EXERCISE DETAILS: Restate the entire listing word for word.

EXTRACTED INFORMATION:
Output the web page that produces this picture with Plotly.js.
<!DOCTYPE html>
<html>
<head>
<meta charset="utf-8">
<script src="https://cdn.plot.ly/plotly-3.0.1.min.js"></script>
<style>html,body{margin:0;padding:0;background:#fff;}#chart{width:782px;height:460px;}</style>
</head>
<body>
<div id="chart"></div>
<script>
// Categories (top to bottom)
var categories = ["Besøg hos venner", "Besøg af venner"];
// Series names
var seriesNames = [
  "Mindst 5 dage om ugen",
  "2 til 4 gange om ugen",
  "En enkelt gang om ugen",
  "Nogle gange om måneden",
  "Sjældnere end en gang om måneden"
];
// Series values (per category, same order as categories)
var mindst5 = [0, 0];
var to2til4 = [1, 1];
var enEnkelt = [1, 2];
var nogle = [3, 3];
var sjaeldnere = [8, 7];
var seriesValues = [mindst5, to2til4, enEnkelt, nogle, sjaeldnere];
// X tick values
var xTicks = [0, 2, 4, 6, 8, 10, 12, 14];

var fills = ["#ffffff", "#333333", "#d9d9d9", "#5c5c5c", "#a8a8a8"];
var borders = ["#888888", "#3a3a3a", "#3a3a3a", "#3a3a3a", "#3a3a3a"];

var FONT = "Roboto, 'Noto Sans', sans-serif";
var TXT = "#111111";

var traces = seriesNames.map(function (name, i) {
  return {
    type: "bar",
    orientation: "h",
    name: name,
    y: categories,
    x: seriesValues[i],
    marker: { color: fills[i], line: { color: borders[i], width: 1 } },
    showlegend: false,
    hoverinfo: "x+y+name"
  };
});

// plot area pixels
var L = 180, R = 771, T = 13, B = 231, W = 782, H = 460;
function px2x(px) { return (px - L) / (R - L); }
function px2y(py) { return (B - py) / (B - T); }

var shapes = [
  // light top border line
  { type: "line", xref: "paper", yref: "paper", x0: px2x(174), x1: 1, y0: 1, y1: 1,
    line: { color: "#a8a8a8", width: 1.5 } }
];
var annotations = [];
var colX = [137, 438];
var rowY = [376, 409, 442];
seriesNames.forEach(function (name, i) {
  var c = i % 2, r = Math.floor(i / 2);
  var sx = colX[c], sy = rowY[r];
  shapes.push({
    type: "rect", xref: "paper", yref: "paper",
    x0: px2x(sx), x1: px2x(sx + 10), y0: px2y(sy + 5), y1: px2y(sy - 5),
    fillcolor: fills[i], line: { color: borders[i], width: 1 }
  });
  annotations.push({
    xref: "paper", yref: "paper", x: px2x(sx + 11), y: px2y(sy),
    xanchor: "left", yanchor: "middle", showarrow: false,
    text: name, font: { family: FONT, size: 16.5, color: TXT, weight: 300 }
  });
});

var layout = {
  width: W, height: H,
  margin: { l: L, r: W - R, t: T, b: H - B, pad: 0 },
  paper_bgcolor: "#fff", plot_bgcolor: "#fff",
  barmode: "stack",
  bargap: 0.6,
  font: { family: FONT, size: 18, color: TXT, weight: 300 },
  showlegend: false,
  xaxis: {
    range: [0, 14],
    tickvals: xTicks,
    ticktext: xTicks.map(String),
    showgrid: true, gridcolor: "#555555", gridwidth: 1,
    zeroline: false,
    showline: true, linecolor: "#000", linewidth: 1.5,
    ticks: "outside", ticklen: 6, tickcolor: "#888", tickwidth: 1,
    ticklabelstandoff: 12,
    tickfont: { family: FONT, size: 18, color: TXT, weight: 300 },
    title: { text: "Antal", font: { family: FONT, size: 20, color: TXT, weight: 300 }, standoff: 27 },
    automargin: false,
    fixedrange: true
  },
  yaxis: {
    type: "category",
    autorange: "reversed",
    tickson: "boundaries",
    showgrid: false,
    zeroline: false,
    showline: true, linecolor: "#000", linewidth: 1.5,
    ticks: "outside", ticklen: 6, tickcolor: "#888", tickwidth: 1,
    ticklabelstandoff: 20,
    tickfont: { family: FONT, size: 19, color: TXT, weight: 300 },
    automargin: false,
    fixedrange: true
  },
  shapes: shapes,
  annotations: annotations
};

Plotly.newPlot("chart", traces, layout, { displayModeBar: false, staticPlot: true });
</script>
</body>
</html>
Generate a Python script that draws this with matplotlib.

ANSWER FOR THE TASK:
Output the web page that produces this picture with Plotly.js.
<!DOCTYPE html>
<html>
<head>
<meta charset="utf-8">
<script src="https://cdn.plot.ly/plotly-3.0.1.min.js"></script>
<style>html,body{margin:0;padding:0;background:#fff;}#chart{width:782px;height:460px;}</style>
</head>
<body>
<div id="chart"></div>
<script>
// Categories (top to bottom)
var categories = ["Besøg hos venner", "Besøg af venner"];
// Series names
var seriesNames = [
  "Mindst 5 dage om ugen",
  "2 til 4 gange om ugen",
  "En enkelt gang om ugen",
  "Nogle gange om måneden",
  "Sjældnere end en gang om måneden"
];
// Series values (per category, same order as categories)
var mindst5 = [0, 0];
var to2til4 = [1, 1];
var enEnkelt = [1, 2];
var nogle = [3, 3];
var sjaeldnere = [8, 7];
var seriesValues = [mindst5, to2til4, enEnkelt, nogle, sjaeldnere];
// X tick values
var xTicks = [0, 2, 4, 6, 8, 10, 12, 14];

var fills = ["#ffffff", "#333333", "#d9d9d9", "#5c5c5c", "#a8a8a8"];
var borders = ["#888888", "#3a3a3a", "#3a3a3a", "#3a3a3a", "#3a3a3a"];

var FONT = "Roboto, 'Noto Sans', sans-serif";
var TXT = "#111111";

var traces = seriesNames.map(function (name, i) {
  return {
    type: "bar",
    orientation: "h",
    name: name,
    y: categories,
    x: seriesValues[i],
    marker: { color: fills[i], line: { color: borders[i], width: 1 } },
    showlegend: false,
    hoverinfo: "x+y+name"
  };
});

// plot area pixels
var L = 180, R = 771, T = 13, B = 231, W = 782, H = 460;
function px2x(px) { return (px - L) / (R - L); }
function px2y(py) { return (B - py) / (B - T); }

var shapes = [
  // light top border line
  { type: "line", xref: "paper", yref: "paper", x0: px2x(174), x1: 1, y0: 1, y1: 1,
    line: { color: "#a8a8a8", width: 1.5 } }
];
var annotations = [];
var colX = [137, 438];
var rowY = [376, 409, 442];
seriesNames.forEach(function (name, i) {
  var c = i % 2, r = Math.floor(i / 2);
  var sx = colX[c], sy = rowY[r];
  shapes.push({
    type: "rect", xref: "paper", yref: "paper",
    x0: px2x(sx), x1: px2x(sx + 10), y0: px2y(sy + 5), y1: px2y(sy - 5),
    fillcolor: fills[i], line: { color: borders[i], width: 1 }
  });
  annotations.push({
    xref: "paper", yref: "paper", x: px2x(sx + 11), y: px2y(sy),
    xanchor: "left", yanchor: "middle", showarrow: false,
    text: name, font: { family: FONT, size: 16.5, color: TXT, weight: 300 }
  });
});

var layout = {
  width: W, height: H,
  margin: { l: L, r: W - R, t: T, b: H - B, pad: 0 },
  paper_bgcolor: "#fff", plot_bgcolor: "#fff",
  barmode: "stack",
  bargap: 0.6,
  font: { family: FONT, size: 18, color: TXT, weight: 300 },
  showlegend: false,
  xaxis: {
    range: [0, 14],
    tickvals: xTicks,
    ticktext: xTicks.map(String),
    showgrid: true, gridcolor: "#555555", gridwidth: 1,
    zeroline: false,
    showline: true, linecolor: "#000", linewidth: 1.5,
    ticks: "outside", ticklen: 6, tickcolor: "#888", tickwidth: 1,
    ticklabelstandoff: 12,
    tickfont: { family: FONT, size: 18, color: TXT, weight: 300 },
    title: { text: "Antal", font: { family: FONT, size: 20, color: TXT, weight: 300 }, standoff: 27 },
    automargin: false,
    fixedrange: true
  },
  yaxis: {
    type: "category",
    autorange: "reversed",
    tickson: "boundaries",
    showgrid: false,
    zeroline: false,
    showline: true, linecolor: "#000", linewidth: 1.5,
    ticks: "outside", ticklen: 6, tickcolor: "#888", tickwidth: 1,
    ticklabelstandoff: 20,
    tickfont: { family: FONT, size: 19, color: TXT, weight: 300 },
    automargin: false,
    fixedrange: true
  },
  shapes: shapes,
  annotations: annotations
};

Plotly.newPlot("chart", traces, layout, { displayModeBar: false, staticPlot: true });
</script>
</body>
</html>
Generate a Python script that draws this with matplotlib.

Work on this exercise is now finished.